Predicting spring life is not an exact science and must be carefully considered in all stages of design and consultation with the spring manufacturer. No matter how much time, effort and money is spent to insure long life, it is practically impossible to guarantee that there will be no failures in a given production lot of springs under severe operating conditions. However, the life expectancy of a spring can be extended by careful design and selection of material, as well control of both material and manufacturing.  

This is one of the most neglected factors which can adversely affect overall spring performance. Microscopic corrosion is often the source of spring failure yet its presence often times goes undetected as the cause of failure is erroneously attributed to other causes. Passivation is recommended for maximum corrosion resistance for stainless steel while most other uncoated steels must be given some kind of corrosion protection.
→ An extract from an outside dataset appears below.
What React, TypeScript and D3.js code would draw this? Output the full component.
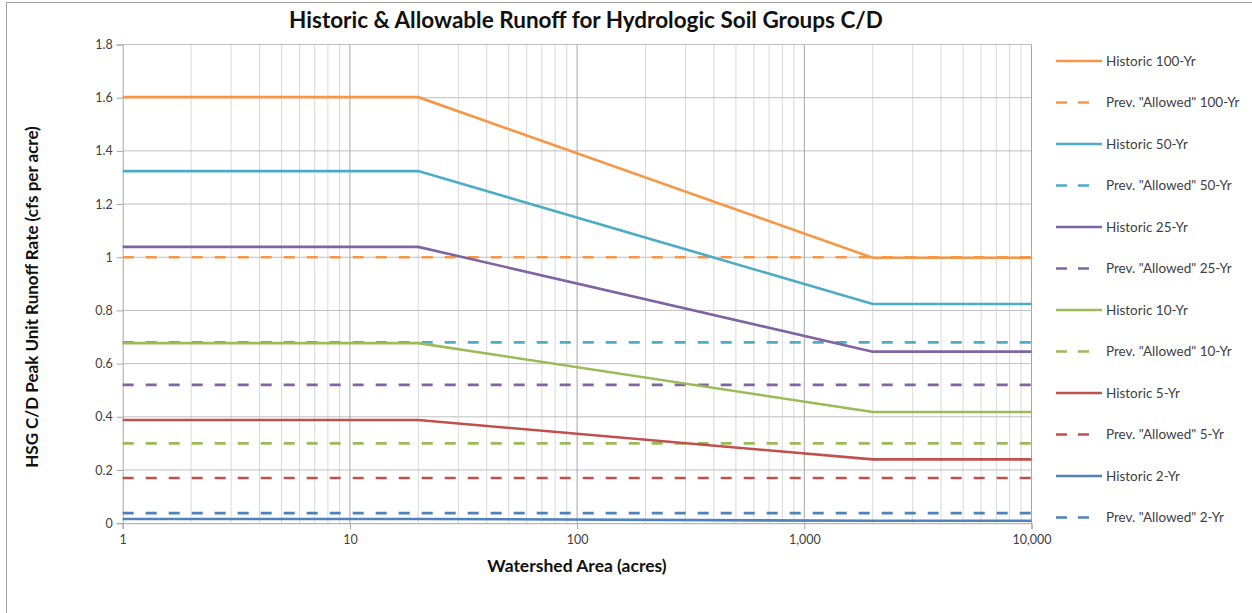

As cost is a major consideration, springs must be produced in the most economical manner. Specified tolerances should be generous enough to permit the fabrication of acceptable springs by ordinary production methods. Also, it is wise to apply tolerances only to functional requirements and dimensions. This practice gives the spring maker an opportunity to make adjustments to compensate for the allowable variations present in the size and mechanical properties of all spring materials. 

Burrs are considered undesirable, so some draftsmen include a note on all drawings reading, “Remove all burrs”. This can result in additional cost without adding value to the part. Burrs are produced, to some degree or other, by many of the operations used in manufacturing springs. Burrs arising from other operations may sometimes be controlled, within limits, as to size, shape and location. When the spring maker and the spring user can agree upon such limits, an opportunity for significant savings is created.

Whenever a carbon steel is pickled in preparation for plating or during some electroplating processes, hydrogen can become absorbed into the material. The hazard of hydrogen embrittlement becomes more acute where there is (1) high stress, (2) high Rockwell hardness, or (3) high carbon content. Tempered carbon steels are more susceptible to hydrogen embrittlement than cold-drawn carbon steels at equivalent hardness levels. There is no quick check for hydrogen embrittlement. To relieve embrittlement, the springs must be baked immediately after plating to drive the hydrogen out of the material.